How our human choices shape sustainable water management
This article is based on research by Lucie Baudoin and Daniel Arenas
Every living organism depends on water. But globally, freshwater management faces many competing threats and demands. Climate change affects the quality and quantity of freshwater available for growing populations, and so water crises were included among the top three most important threats identified in the 2017 World Economic Forum Global Risks Landscape (alongside extreme weather events and weapons of mass destruction – and far ahead of contagious pandemics).
Understanding the challenges of sustainable water management from a management research point of view was the objective of Lucie Baudoin and Daniel Arenas from the Department of Society, Politics and Sustainability at Esade Business School.
To approach these challenges, they conducted an extensive literature review to assess the contribution of the current management literature on water issues (89 academic articles from 24 journals published between 2006 and 2017) and sustainable water management. The researchers used the social-ecological systems (SES) framework to identify future research opportunities.

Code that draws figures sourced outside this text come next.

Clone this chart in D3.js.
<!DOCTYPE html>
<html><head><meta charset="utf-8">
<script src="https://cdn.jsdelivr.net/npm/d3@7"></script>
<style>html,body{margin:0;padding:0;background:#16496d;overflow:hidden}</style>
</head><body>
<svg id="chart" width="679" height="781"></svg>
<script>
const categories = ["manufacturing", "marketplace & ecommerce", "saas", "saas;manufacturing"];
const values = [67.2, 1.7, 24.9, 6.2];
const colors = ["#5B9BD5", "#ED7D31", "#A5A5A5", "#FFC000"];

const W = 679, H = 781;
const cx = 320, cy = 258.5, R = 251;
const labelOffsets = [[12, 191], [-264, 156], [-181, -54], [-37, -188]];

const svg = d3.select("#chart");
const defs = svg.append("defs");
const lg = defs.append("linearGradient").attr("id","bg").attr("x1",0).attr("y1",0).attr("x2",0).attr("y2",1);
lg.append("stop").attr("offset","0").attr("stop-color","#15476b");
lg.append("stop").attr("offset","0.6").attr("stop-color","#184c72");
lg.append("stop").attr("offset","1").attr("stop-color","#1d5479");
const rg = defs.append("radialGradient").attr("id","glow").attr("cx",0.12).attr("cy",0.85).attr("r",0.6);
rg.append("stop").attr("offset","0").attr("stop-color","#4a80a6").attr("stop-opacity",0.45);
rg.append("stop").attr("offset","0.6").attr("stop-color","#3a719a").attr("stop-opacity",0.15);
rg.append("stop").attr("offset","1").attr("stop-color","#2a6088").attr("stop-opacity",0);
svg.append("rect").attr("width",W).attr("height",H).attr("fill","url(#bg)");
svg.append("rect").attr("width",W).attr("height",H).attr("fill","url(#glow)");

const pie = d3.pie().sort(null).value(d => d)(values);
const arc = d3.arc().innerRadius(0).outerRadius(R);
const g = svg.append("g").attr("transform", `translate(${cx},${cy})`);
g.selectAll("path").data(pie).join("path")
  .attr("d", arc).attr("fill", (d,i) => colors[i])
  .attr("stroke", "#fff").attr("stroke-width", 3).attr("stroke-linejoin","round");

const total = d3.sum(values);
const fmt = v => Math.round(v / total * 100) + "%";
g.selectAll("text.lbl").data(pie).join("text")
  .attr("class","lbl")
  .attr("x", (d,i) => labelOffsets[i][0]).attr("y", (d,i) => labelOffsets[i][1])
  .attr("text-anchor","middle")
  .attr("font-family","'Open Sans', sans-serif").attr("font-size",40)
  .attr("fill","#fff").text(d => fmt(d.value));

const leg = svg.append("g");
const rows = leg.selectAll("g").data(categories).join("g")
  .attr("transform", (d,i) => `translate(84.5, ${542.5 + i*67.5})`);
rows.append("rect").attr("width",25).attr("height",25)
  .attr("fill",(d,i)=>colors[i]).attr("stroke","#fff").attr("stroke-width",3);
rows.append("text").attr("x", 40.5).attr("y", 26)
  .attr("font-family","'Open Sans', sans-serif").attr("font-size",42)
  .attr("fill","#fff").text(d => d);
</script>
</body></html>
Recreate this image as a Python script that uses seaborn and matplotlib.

Water as a common-pool resource
In the case of water, every actor in the same freshwater system – such as a river basin – depends on this finite resource. At the same time, every actor can impact its condition (in terms of quantity or quality). Therefore, the sustainable management of this resource is a multi-actor challenge.
Previous research has called for the emergence of polycentric and multi-level organisations to manage water issues. Given the highly variable social and environmental conditions in different parts of the world, regional decision-making and priority setting are a reasonable strategy – such as the efforts studied by Vila et al. on water management for sustainable tourism on the Costa Brava.
However, the focus on management issues and social tensions can detract from the bigger picture and the need to consider the ecology of water issues. Indeed, in water crises, environmental and social issues are intertwined, with numerous feedback mechanisms.
This observation informed the researchers' decision to use the SES framework, developed by Nobel Prize winner Elinor Ostrom and her colleagues, and designed to provide scholars from social and environmental sciences with a common language to share work on sustainable resource management.

The framework explores a set of interrelated components grouped as:
- socio, economic, and political settings
- resource systems
- governance systems
- resource units
- actors
- interactions
- outcomes, and
- related ecosystems
From single raindrops to a stream of research
With 89 articles collected, the researchers had a considerable amount of material to organise, but were disappointed to find a lack of referencing and knowledge-building between the articles, such as might help organise an effective response to the challenges presented. "Our reference network analysis shows that references across the selected articles are close to non-existent: water-related articles in management are more raindrops than a stream of research, and they do not accumulate knowledge on sustainable water management."
Nonetheless, the researchers hope that using the SES framework will shift the attention of management scholars away from a narrow concern for social or management issues linked to water, and towards freshwater systems as a whole – a refocusing that is necessary to truly grasp the complexity of water issues.
Indeed, the researchers contend that their work highlights some critical gaps in the present landscape, and that more work is needed to help the raindrops coalesce into a meaningful stream of knowledge and action. In particular, an understanding of the way that actor interactions drive environmental outcomes was seen to be lacking, not just in terms of impact on water resources, but on related resources, such as energy systems.
"Scholars are concerned with the impact of organisations on the natural environment, but that impact is mostly assessed in indirect, remote, or socially constructed ways," the researchers noted. This, they argue, is why questions of freshwater sustainability are not thoroughly tackled in the current management literature.
It is urgent to link water management practices to environmental outcomes
Furthermore, as the impact of climate change and resource degradation are long-term threats with consequences for future generations, the researchers call for more comparative longitudinal studies to determine the impact of interactions on social and environmental outcomes. They acknowledge the complexity this entails, when cause and effect relationships are circular and chaotic, and the difficulties of resourcing this kind of investigation.
Opening the floodgates…
The article concludes with an urgent call for further research to develop better knowledge accumulation and theory development on sustainable water management.
Perhaps the present hiatus in global industrial production and strategic planning, with its measurable impact on many environmental metrics including those related to water quality, could serve as a moment of pause and reset: to shift focus to the interactions of human actors in collaborative governance institutions, and to how choices impact on our freshwater systems. This can, in turn, help attract funding to deepen academic understanding and thought leadership in this space, and drive the institutional thinking that informs large-scale change.
As Baudoin and Arenas state in their conclusion: "We argue that it is urgent to link water management practices to environmental outcomes as pressure on ecosystems will most likely increase with economic and climatic changes. A better understanding of sustainable water management is therefore more urgent than ever, and organisation and management studies have a role to play."